Owan West is a Local Government Area of Edo State, Nigeria. Its headquarter is in the town of Sabongidda Ora.
 
It has an area of 732 km and a population of 97,388 at the 2006 census.

The postal code of the area is 313.

Wedding customs
Wedding List is the list given to the intending groom looking to marry a woman from Sabongida Ora (Owan West). Everything on the list is to be purchased and presented at the traditional wedding ceremony (this is to be fixed and agreed on before list is given). The content of the list varies based on the family head, the standard however are;

Bride's dowry (depends on the head of the family)
 Suitcase of clothes 
 An umbrella 
 A Small basin of egusi seeds
 Twenty-one tubers of yam 
 One smoked/dried antelope 
 Twenty-one kola-nuts (double lobed) 
 One large dried fish
 Twenty-one pieces of bitter kola 
 A keg of palmwine
 Twenty-one pieces of alligator pepper 
 Two bottles of schnapps 
 Two bottles of dry gin 
 Two kegs of palm oil (25 litres)
 Two bags of salt
 One she-goat 
 A bottle of honey
 A packet of sugar
 Two cartons of beer 
 Two cartons of malt drink
 Two crates each of 3 different soda drinks i.e. Cola, Pepsi, Fanta, Mirinda, Sprite etc.
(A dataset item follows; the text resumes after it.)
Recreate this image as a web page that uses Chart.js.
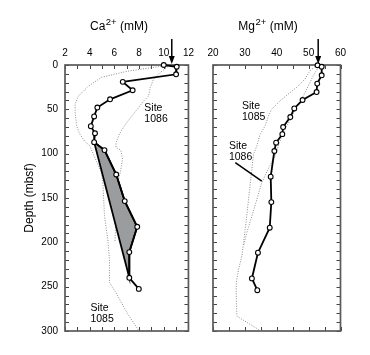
<!DOCTYPE html>
<html>
<head>
<meta charset="utf-8">
<script src="https://cdn.jsdelivr.net/npm/chart.js@4.4.1/dist/chart.umd.min.js"></script>
<style>
  html, body { margin: 0; padding: 0; background: #fff; }
  #wrap { position: relative; width: 370px; height: 355px; }
  canvas { position: absolute; top: 0; }
  #ca { left: 0; }
  #mg { left: 200px; }
</style>
</head>
<body>
<div id="wrap">
  <canvas id="ca" width="200" height="355"></canvas>
  <canvas id="mg" width="170" height="355"></canvas>
</div>
<script>
// ---------- data ----------
const depthTicks = [0, 50, 100, 150, 200, 250, 300];
const caTicks = [2, 4, 6, 8, 10, 12];
const mgTicks = [20, 30, 40, 50, 60];

// Ca2+ profile (black line with circles)
const caDepth = [0, 2, 10.5, 19, 28.5, 38.7, 48, 58, 69, 77, 87, 96, 123.5, 153.5, 182.5, 211, 240, 252.5];
const caValue = [10.0, 11.05, 11.0, 6.68, 7.48, 5.65, 4.62, 4.36, 4.09, 4.43, 4.36, 5.2, 6.15, 6.84, 7.85, 7.21, 7.21, 7.98];

// shaded region (outline through the profile and a straight edge)
const caShadeDepth = [87, 96, 123.5, 153.5, 182.5, 211, 240, 87];
const caShadeValue = [4.36, 5.2, 6.15, 6.84, 7.85, 7.21, 7.21, 4.36];

// Site 1085 Ca (dotted)
const ca1085Depth = [1, 7, 14, 24, 35, 44, 54, 69, 78, 86, 91, 100, 121, 133, 170, 197, 219, 245, 257, 280, 300];
const ca1085Value = [10.0, 7.05, 4.94, 3.88, 3.09, 2.82, 2.82, 2.95, 3.2, 3.6, 4.0, 4.28, 4.94, 5.07, 5.2, 5.47, 5.6, 5.6, 6.13, 7.05, 8.0];

// Site 1086 Ca (dotted)
const ca1086Depth = [0, 8.6, 16, 25.5, 35, 40.6, 50, 59.4, 69, 78, 88, 93, 96, 106, 120, 133, 170, 200];
const ca1086Value = [10.5, 9.7, 9.17, 8.9, 8.77, 8.37, 7.85, 7.3, 6.8, 6.4, 6.13, 6.13, 6.52, 6.66, 6.5, 6.26, 6.13, 6.05];

// Mg2+ profile (black line with circles)
const mgDepth = [0.3, 2, 11.6, 21, 30.5, 39.5, 49, 58.7, 70, 78, 87.6, 97, 126, 154.6, 183.5, 211.7, 240.7, 254];
const mgValue = [52.8, 54.1, 54.1, 52.7, 52.5, 48.1, 45.5, 44.25, 42, 41.75, 39.8, 39.25, 38.1, 38.3, 37.8, 34.1, 32.2, 33.9];

// Site 1085 Mg (dotted)
const mg1085Depth = [0, 6.8, 16, 23.7, 31, 40.6, 50, 57.5, 69, 78, 91, 101, 133, 170, 200, 215.6, 230.6, 245.6, 264.4, 283.3, 300];
const mg1085Value = [52.5, 50.4, 48.8, 46.75, 44.2, 41, 38.4, 37.4, 36.3, 34.8, 33.75, 32.7, 31.7, 30.6, 29.6, 29.06, 28, 27.3, 27.3, 27.5, 35.0];

// Site 1086 Mg (dotted)
const mg1086Depth = [0, 12.4, 23.7, 35, 44.4, 50, 59.4, 69, 80, 91.4, 102.7, 106.4, 118, 132.7, 151.6, 170.4, 189, 204];
const mg1086Value = [53.5, 51.4, 49.9, 48.3, 46.75, 45.7, 44.7, 43.1, 41.6, 40.5, 39.5, 38.9, 37.2, 35.3, 33.75, 32.2, 30.6, 29.6];

// ---------- helpers ----------
const FONT = "'Liberation Sans', Arial, Helvetica, sans-serif";
const pts = (xs, ys) => xs.map((v, i) => ({ x: v, y: ys[i] }));

function profileDataset(xs, ys) {
  return {
    data: pts(xs, ys), showLine: true, borderColor: '#000', borderWidth: 1.8,
    pointRadius: 2.4, pointBackgroundColor: '#fff', pointBorderColor: '#000',
    pointBorderWidth: 1.1, clip: false, order: 0
  };
}
function dottedDataset(xs, ys) {
  return {
    data: pts(xs, ys), showLine: true, borderColor: '#8c8c8c', borderWidth: 1,
    borderDash: [1, 1.5], pointRadius: 0, clip: false, order: 2
  };
}

const framePlugin = {
  id: 'frame',
  beforeDatasetsDraw(chart, args, o) {
    const { ctx, chartArea: a, scales: { x, y } } = chart;
    ctx.save();
    ctx.strokeStyle = '#444';
    ctx.lineWidth = 1;
    const tl = 4;
    ctx.beginPath();
    for (let v = x.min; v <= x.max + 1e-9; v += o.xMinor) {
      const p = Math.round(x.getPixelForValue(v)) + 0.5;
      ctx.moveTo(p, a.top); ctx.lineTo(p, a.top + tl);
      ctx.moveTo(p, a.bottom); ctx.lineTo(p, a.bottom - tl);
    }
    for (let v = y.min; v <= y.max + 1e-9; v += o.yMinor) {
      const p = Math.round(y.getPixelForValue(v)) + 0.5;
      ctx.moveTo(a.left, p); ctx.lineTo(a.left + tl, p);
      ctx.moveTo(a.right, p); ctx.lineTo(a.right - tl, p);
    }
    ctx.stroke();
    ctx.strokeStyle = '#5a5a5a';
    ctx.lineWidth = 1.7;
    ctx.strokeRect(a.left, a.top, a.right - a.left, a.bottom - a.top);
    ctx.restore();
  },
  afterDatasetsDraw(chart, args, o) {
    const { ctx, chartArea: a, scales: { x, y } } = chart;
    ctx.save();
    // title with superscript
    const cx = (a.left + a.right) / 2 + o.titleDx;
    const ty = 27;
    const f1 = '12px ' + FONT, f2 = '9.5px ' + FONT;
    ctx.font = f1; const w1 = ctx.measureText(o.titleBase).width;
    const w3 = ctx.measureText(o.titleRest).width;
    ctx.font = f2; const w2 = ctx.measureText(o.titleSup).width;
    let sx = cx - (w1 + w2 + w3) / 2;
    ctx.fillStyle = '#000';
    ctx.textBaseline = 'middle';
    ctx.textAlign = 'left';
    ctx.font = f1; ctx.fillText(o.titleBase, sx, ty);
    ctx.font = f2; ctx.fillText(o.titleSup, sx + w1 + 0.5, ty - 4.5);
    ctx.font = f1; ctx.fillText(o.titleRest, sx + w1 + w2 + 0.5, ty);
    // site labels
    ctx.font = '10.5px ' + FONT;
    o.labels.forEach(l => {
      const px = x.getPixelForValue(l.x), py = y.getPixelForValue(l.y);
      ctx.fillText(l.lines[0], px, py);
      ctx.fillText(l.lines[1], px, py + 11.5);
    });
    // leader lines
    ctx.strokeStyle = '#000';
    ctx.lineWidth = 1.5;
    (o.leaders || []).forEach(s => {
      ctx.beginPath();
      ctx.moveTo(x.getPixelForValue(s[0]), y.getPixelForValue(s[1]));
      ctx.lineTo(x.getPixelForValue(s[2]), y.getPixelForValue(s[3]));
      ctx.stroke();
    });
    // arrow
    const ax = x.getPixelForValue(o.arrowAt);
    ctx.beginPath();
    ctx.moveTo(ax, a.top - 26); ctx.lineTo(ax, a.top - 7);
    ctx.stroke();
    ctx.fillStyle = '#000';
    ctx.beginPath();
    ctx.moveTo(ax - 3, a.top - 9); ctx.lineTo(ax + 3, a.top - 9); ctx.lineTo(ax, a.top - 1);
    ctx.closePath(); ctx.fill();
    ctx.restore();
  }
};

function baseScales(xTicks, xMin, xMax, showY) {
  return {
    x: {
      type: 'linear', position: 'top', min: xMin, max: xMax,
      grid: { display: false, drawTicks: false }, border: { display: false },
      ticks: { padding: 6, color: '#000', font: { size: 10, family: FONT } },
      afterBuildTicks: s => { s.ticks = xTicks.map(v => ({ value: v })); },
      afterFit: s => { s.height = 65; }
    },
    y: {
      type: 'linear', reverse: true, min: 0, max: 300,
      grid: { display: false, drawTicks: false }, border: { display: false },
      ticks: { display: showY, padding: 7, color: '#000', font: { size: 10, family: FONT } },
      afterBuildTicks: s => { s.ticks = depthTicks.map(v => ({ value: v })); },
      title: { display: showY, text: 'Depth (mbsf)', color: '#000', padding: { top: 22, bottom: 0 }, font: { size: 12, family: FONT } },
      afterFit: s => { s.width = showY ? 65 : 13; }
    }
  };
}

new Chart(document.getElementById('ca'), {
  type: 'scatter',
  data: {
    datasets: [
      profileDataset(caValue, caDepth),
      {
        data: pts(caShadeValue, caShadeDepth), showLine: true, fill: 'shape',
        backgroundColor: '#9a9c9e', borderColor: '#000', borderWidth: 1.8,
        pointRadius: 0, clip: false, order: 1
      },
      dottedDataset(ca1085Value, ca1085Depth),
      dottedDataset(ca1086Value, ca1086Depth)
    ]
  },
  options: {
    responsive: false, animation: false, devicePixelRatio: 1,
    layout: { padding: { left: 0, top: 0, right: 9, bottom: 24 } },
    plugins: {
      legend: { display: false }, tooltip: { enabled: false },
      frame: {
        xMinor: 1, yMinor: 10, titleDx: -8,
        titleBase: 'Ca', titleSup: '2+', titleRest: ' (mM)',
        arrowAt: 10.65,
        labels: [
          { x: 8.43, y: 48.5, lines: ['Site', '1086'] },
          { x: 4.06, y: 274, lines: ['Site', '1085'] }
        ]
      }
    },
    scales: baseScales(caTicks, 2, 12, true)
  },
  plugins: [framePlugin]
});

new Chart(document.getElementById('mg'), {
  type: 'scatter',
  data: {
    datasets: [
      profileDataset(mgValue, mgDepth),
      dottedDataset(mg1085Value, mg1085Depth),
      dottedDataset(mg1086Value, mg1086Depth)
    ]
  },
  options: {
    responsive: false, animation: false, devicePixelRatio: 1,
    layout: { padding: { left: 0, top: 0, right: 29.5, bottom: 24 } },
    plugins: {
      legend: { display: false }, tooltip: { enabled: false },
      frame: {
        xMinor: 5, yMinor: 10, titleDx: -9,
        titleBase: 'Mg', titleSup: '2+', titleRest: ' (mM)',
        arrowAt: 53,
        labels: [
          { x: 29.1, y: 46, lines: ['Site', '1085'] },
          { x: 25.0, y: 91, lines: ['Site', '1086'] }
        ],
        leaders: [[27, 110, 35.3, 131]]
      }
    },
    scales: baseScales(mgTicks, 20, 60, false)
  },
  plugins: [framePlugin]
});
</script>
</body>
</html>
Idegbe #500 (depends on family)
Igele #500 (depends on family)
Erahoin #1,000 (depends on family)
Iyanhoin #500 (depends on family)

Towns and Village 

Owan west is made up of three districts which houses several villages. the districts and some of the villages are listed below: District of Iuleha -: Aropo, Avbiognula, Avbiosi,  Eruere, Ikpeyan, Iloje, Ivbiodohen, Oah, Obii camp, Ogha Okpuje and so on; District of Ora -: Eme-ora, Igho-usie, Ikpafolame, Ogakha, Ogbeturu, Oke, Orbiogharin, Sabongida-Ora, Sobe and so on; District of Ozalla-: Ozalla.

Economy 

The crops grown in the local government includes-: Yams, Maize, Cassava, Plantain, Cocoa.  The local government also hosts a number of market such as Sabo market, Uhonmora market, Ikhin Market, Uzebba market and Ozalla market.

Festivals 

There are several festivals celebrated in Owan West Local government which includes; Obazu festival-: Obazu festival is held among the Aomas of Iuleha  which is strictly restricted to men folks, Ohonomoimen festival of luleha (Owan/Oras clan,

Ivbamen or Ororuen festival of Ozalla in Owan West, Oriminyan festival of oguta-Evbiame (Owan/Ora) clan.